» **WHAT THIS TASK INVOLVES**:
Word for word, transcribe the lines below and drop the pictures.

··· INPUT RECORDS

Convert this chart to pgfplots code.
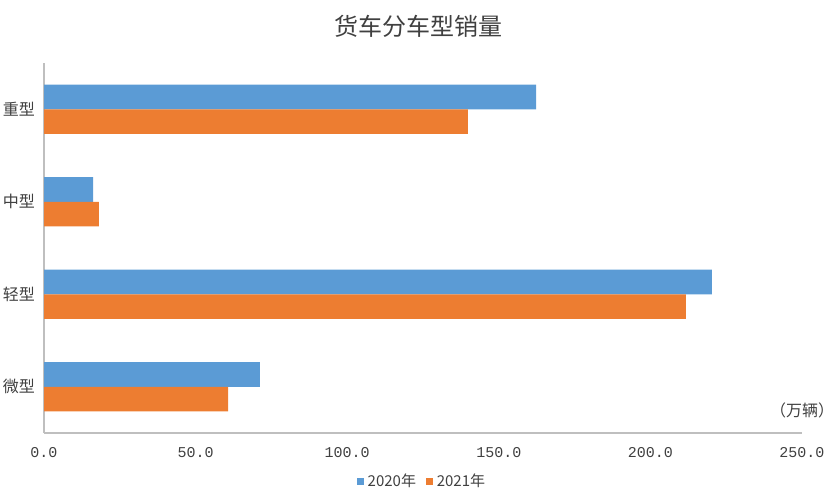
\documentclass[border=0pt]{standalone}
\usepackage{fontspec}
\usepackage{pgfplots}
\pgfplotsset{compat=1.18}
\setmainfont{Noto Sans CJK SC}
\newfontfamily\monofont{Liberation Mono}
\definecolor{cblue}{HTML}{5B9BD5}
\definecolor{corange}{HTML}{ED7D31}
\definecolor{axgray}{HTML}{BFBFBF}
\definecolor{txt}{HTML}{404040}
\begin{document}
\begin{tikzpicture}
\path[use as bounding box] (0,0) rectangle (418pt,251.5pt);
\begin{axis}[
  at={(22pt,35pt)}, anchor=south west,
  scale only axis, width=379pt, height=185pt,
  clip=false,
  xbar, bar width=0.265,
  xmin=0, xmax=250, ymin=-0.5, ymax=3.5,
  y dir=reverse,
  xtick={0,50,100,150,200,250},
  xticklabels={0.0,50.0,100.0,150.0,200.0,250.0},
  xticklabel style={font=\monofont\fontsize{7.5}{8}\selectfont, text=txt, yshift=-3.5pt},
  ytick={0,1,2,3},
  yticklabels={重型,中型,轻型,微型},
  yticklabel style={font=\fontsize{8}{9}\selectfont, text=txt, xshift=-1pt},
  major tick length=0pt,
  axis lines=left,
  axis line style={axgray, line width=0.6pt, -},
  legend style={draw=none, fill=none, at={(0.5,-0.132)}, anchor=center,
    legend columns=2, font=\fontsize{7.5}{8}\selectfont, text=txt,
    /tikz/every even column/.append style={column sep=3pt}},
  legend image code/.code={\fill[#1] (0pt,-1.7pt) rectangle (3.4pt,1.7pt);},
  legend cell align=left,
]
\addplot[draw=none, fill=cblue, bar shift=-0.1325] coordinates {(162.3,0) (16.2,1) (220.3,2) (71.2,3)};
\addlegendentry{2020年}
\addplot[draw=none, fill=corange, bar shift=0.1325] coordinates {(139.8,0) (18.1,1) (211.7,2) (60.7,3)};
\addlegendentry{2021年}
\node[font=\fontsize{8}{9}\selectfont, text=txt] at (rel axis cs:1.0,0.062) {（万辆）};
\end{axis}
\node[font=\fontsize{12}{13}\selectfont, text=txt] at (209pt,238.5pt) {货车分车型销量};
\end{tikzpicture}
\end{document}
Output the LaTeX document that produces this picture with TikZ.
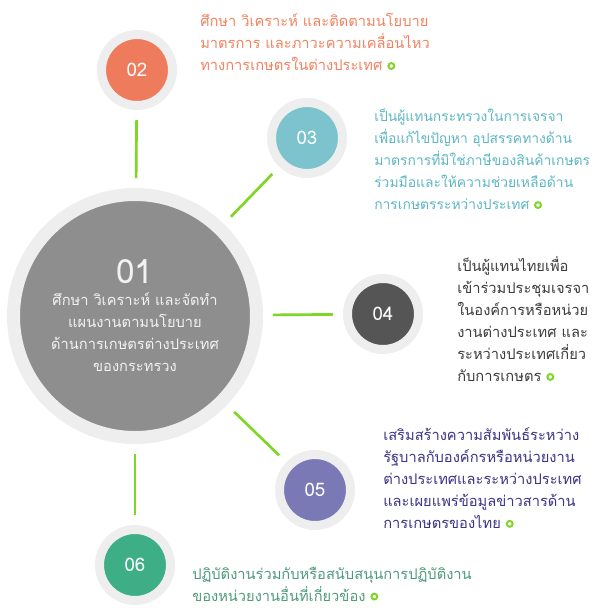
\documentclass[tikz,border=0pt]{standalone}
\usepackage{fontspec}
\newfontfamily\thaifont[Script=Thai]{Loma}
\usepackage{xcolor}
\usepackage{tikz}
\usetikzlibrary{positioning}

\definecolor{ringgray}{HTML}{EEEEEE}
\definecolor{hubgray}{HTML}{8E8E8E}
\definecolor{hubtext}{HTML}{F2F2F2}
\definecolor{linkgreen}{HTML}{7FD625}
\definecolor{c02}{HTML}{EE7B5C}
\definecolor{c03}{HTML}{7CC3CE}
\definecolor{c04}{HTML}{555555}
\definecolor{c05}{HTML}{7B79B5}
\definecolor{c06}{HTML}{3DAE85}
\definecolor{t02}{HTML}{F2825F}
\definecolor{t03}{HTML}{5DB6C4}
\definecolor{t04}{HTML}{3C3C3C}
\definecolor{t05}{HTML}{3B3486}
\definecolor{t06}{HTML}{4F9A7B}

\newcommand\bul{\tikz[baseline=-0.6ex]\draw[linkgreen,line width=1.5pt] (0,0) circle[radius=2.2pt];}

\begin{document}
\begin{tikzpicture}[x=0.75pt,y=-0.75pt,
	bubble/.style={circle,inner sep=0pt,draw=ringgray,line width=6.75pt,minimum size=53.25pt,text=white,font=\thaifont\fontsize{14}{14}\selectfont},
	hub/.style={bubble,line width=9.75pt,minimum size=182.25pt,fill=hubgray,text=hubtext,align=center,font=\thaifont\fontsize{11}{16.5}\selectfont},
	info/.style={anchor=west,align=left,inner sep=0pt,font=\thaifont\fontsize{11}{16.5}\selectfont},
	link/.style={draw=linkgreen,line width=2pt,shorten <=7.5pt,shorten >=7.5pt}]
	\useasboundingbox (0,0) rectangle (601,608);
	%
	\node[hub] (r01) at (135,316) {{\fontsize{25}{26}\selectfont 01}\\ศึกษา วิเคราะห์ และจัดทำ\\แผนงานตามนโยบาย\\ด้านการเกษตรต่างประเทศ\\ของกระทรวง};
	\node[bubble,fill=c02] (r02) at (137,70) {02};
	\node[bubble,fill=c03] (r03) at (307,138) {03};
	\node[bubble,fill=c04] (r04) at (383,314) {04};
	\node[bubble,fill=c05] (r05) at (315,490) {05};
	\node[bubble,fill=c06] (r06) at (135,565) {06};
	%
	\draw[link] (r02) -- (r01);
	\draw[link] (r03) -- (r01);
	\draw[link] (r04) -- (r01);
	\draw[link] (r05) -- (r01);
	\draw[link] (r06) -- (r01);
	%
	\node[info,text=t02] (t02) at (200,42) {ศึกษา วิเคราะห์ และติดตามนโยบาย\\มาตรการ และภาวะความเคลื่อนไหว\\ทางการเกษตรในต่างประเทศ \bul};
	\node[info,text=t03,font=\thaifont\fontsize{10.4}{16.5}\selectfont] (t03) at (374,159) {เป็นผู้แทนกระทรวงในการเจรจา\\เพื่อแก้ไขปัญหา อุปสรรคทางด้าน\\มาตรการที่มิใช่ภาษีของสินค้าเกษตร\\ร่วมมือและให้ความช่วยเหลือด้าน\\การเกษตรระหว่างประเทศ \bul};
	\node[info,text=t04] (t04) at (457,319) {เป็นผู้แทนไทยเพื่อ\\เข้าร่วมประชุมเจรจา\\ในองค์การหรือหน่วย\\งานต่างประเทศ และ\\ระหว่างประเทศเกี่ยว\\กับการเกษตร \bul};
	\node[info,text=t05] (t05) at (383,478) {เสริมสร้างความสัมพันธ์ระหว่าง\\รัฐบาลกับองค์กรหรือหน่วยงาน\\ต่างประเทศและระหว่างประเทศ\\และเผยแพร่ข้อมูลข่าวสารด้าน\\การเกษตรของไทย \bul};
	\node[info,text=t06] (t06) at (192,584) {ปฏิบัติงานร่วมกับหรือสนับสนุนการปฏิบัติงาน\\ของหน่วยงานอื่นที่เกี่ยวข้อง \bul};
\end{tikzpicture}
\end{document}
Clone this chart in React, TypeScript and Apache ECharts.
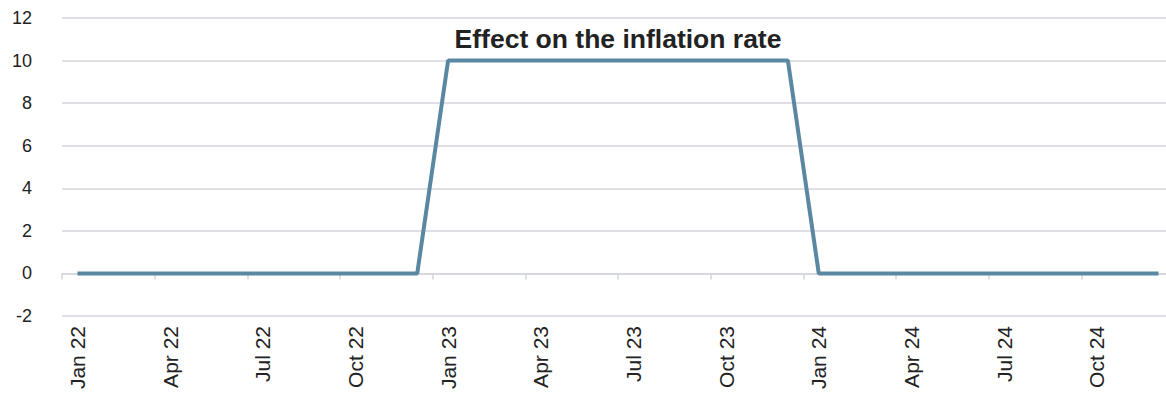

······

» **COMPLETE OUTPUT**:
Convert this chart to pgfplots code.
\documentclass[border=0pt]{standalone}
\usepackage{fontspec}
\usepackage{pgfplots}
\pgfplotsset{compat=1.18}
\setmainfont{Noto Sans CJK SC}
\newfontfamily\monofont{Liberation Mono}
\definecolor{cblue}{HTML}{5B9BD5}
\definecolor{corange}{HTML}{ED7D31}
\definecolor{axgray}{HTML}{BFBFBF}
\definecolor{txt}{HTML}{404040}
\begin{document}
\begin{tikzpicture}
\path[use as bounding box] (0,0) rectangle (418pt,251.5pt);
\begin{axis}[
  at={(22pt,35pt)}, anchor=south west,
  scale only axis, width=379pt, height=185pt,
  clip=false,
  xbar, bar width=0.265,
  xmin=0, xmax=250, ymin=-0.5, ymax=3.5,
  y dir=reverse,
  xtick={0,50,100,150,200,250},
  xticklabels={0.0,50.0,100.0,150.0,200.0,250.0},
  xticklabel style={font=\monofont\fontsize{7.5}{8}\selectfont, text=txt, yshift=-3.5pt},
  ytick={0,1,2,3},
  yticklabels={重型,中型,轻型,微型},
  yticklabel style={font=\fontsize{8}{9}\selectfont, text=txt, xshift=-1pt},
  major tick length=0pt,
  axis lines=left,
  axis line style={axgray, line width=0.6pt, -},
  legend style={draw=none, fill=none, at={(0.5,-0.132)}, anchor=center,
    legend columns=2, font=\fontsize{7.5}{8}\selectfont, text=txt,
    /tikz/every even column/.append style={column sep=3pt}},
  legend image code/.code={\fill[#1] (0pt,-1.7pt) rectangle (3.4pt,1.7pt);},
  legend cell align=left,
]
\addplot[draw=none, fill=cblue, bar shift=-0.1325] coordinates {(162.3,0) (16.2,1) (220.3,2) (71.2,3)};
\addlegendentry{2020年}
\addplot[draw=none, fill=corange, bar shift=0.1325] coordinates {(139.8,0) (18.1,1) (211.7,2) (60.7,3)};
\addlegendentry{2021年}
\node[font=\fontsize{8}{9}\selectfont, text=txt] at (rel axis cs:1.0,0.062) {（万辆）};
\end{axis}
\node[font=\fontsize{12}{13}\selectfont, text=txt] at (209pt,238.5pt) {货车分车型销量};
\end{tikzpicture}
\end{document}
Output the LaTeX document that produces this picture with TikZ.
\documentclass[tikz,border=0pt]{standalone}
\usepackage{fontspec}
\newfontfamily\thaifont[Script=Thai]{Loma}
\usepackage{xcolor}
\usepackage{tikz}
\usetikzlibrary{positioning}

\definecolor{ringgray}{HTML}{EEEEEE}
\definecolor{hubgray}{HTML}{8E8E8E}
\definecolor{hubtext}{HTML}{F2F2F2}
\definecolor{linkgreen}{HTML}{7FD625}
\definecolor{c02}{HTML}{EE7B5C}
\definecolor{c03}{HTML}{7CC3CE}
\definecolor{c04}{HTML}{555555}
\definecolor{c05}{HTML}{7B79B5}
\definecolor{c06}{HTML}{3DAE85}
\definecolor{t02}{HTML}{F2825F}
\definecolor{t03}{HTML}{5DB6C4}
\definecolor{t04}{HTML}{3C3C3C}
\definecolor{t05}{HTML}{3B3486}
\definecolor{t06}{HTML}{4F9A7B}

\newcommand\bul{\tikz[baseline=-0.6ex]\draw[linkgreen,line width=1.5pt] (0,0) circle[radius=2.2pt];}

\begin{document}
\begin{tikzpicture}[x=0.75pt,y=-0.75pt,
	bubble/.style={circle,inner sep=0pt,draw=ringgray,line width=6.75pt,minimum size=53.25pt,text=white,font=\thaifont\fontsize{14}{14}\selectfont},
	hub/.style={bubble,line width=9.75pt,minimum size=182.25pt,fill=hubgray,text=hubtext,align=center,font=\thaifont\fontsize{11}{16.5}\selectfont},
	info/.style={anchor=west,align=left,inner sep=0pt,font=\thaifont\fontsize{11}{16.5}\selectfont},
	link/.style={draw=linkgreen,line width=2pt,shorten <=7.5pt,shorten >=7.5pt}]
	\useasboundingbox (0,0) rectangle (601,608);
	%
	\node[hub] (r01) at (135,316) {{\fontsize{25}{26}\selectfont 01}\\ศึกษา วิเคราะห์ และจัดทำ\\แผนงานตามนโยบาย\\ด้านการเกษตรต่างประเทศ\\ของกระทรวง};
	\node[bubble,fill=c02] (r02) at (137,70) {02};
	\node[bubble,fill=c03] (r03) at (307,138) {03};
	\node[bubble,fill=c04] (r04) at (383,314) {04};
	\node[bubble,fill=c05] (r05) at (315,490) {05};
	\node[bubble,fill=c06] (r06) at (135,565) {06};
	%
	\draw[link] (r02) -- (r01);
	\draw[link] (r03) -- (r01);
	\draw[link] (r04) -- (r01);
	\draw[link] (r05) -- (r01);
	\draw[link] (r06) -- (r01);
	%
	\node[info,text=t02] (t02) at (200,42) {ศึกษา วิเคราะห์ และติดตามนโยบาย\\มาตรการ และภาวะความเคลื่อนไหว\\ทางการเกษตรในต่างประเทศ \bul};
	\node[info,text=t03,font=\thaifont\fontsize{10.4}{16.5}\selectfont] (t03) at (374,159) {เป็นผู้แทนกระทรวงในการเจรจา\\เพื่อแก้ไขปัญหา อุปสรรคทางด้าน\\มาตรการที่มิใช่ภาษีของสินค้าเกษตร\\ร่วมมือและให้ความช่วยเหลือด้าน\\การเกษตรระหว่างประเทศ \bul};
	\node[info,text=t04] (t04) at (457,319) {เป็นผู้แทนไทยเพื่อ\\เข้าร่วมประชุมเจรจา\\ในองค์การหรือหน่วย\\งานต่างประเทศ และ\\ระหว่างประเทศเกี่ยว\\กับการเกษตร \bul};
	\node[info,text=t05] (t05) at (383,478) {เสริมสร้างความสัมพันธ์ระหว่าง\\รัฐบาลกับองค์กรหรือหน่วยงาน\\ต่างประเทศและระหว่างประเทศ\\และเผยแพร่ข้อมูลข่าวสารด้าน\\การเกษตรของไทย \bul};
	\node[info,text=t06] (t06) at (192,584) {ปฏิบัติงานร่วมกับหรือสนับสนุนการปฏิบัติงาน\\ของหน่วยงานอื่นที่เกี่ยวข้อง \bul};
\end{tikzpicture}
\end{document}
Clone this chart in React, TypeScript and Apache ECharts.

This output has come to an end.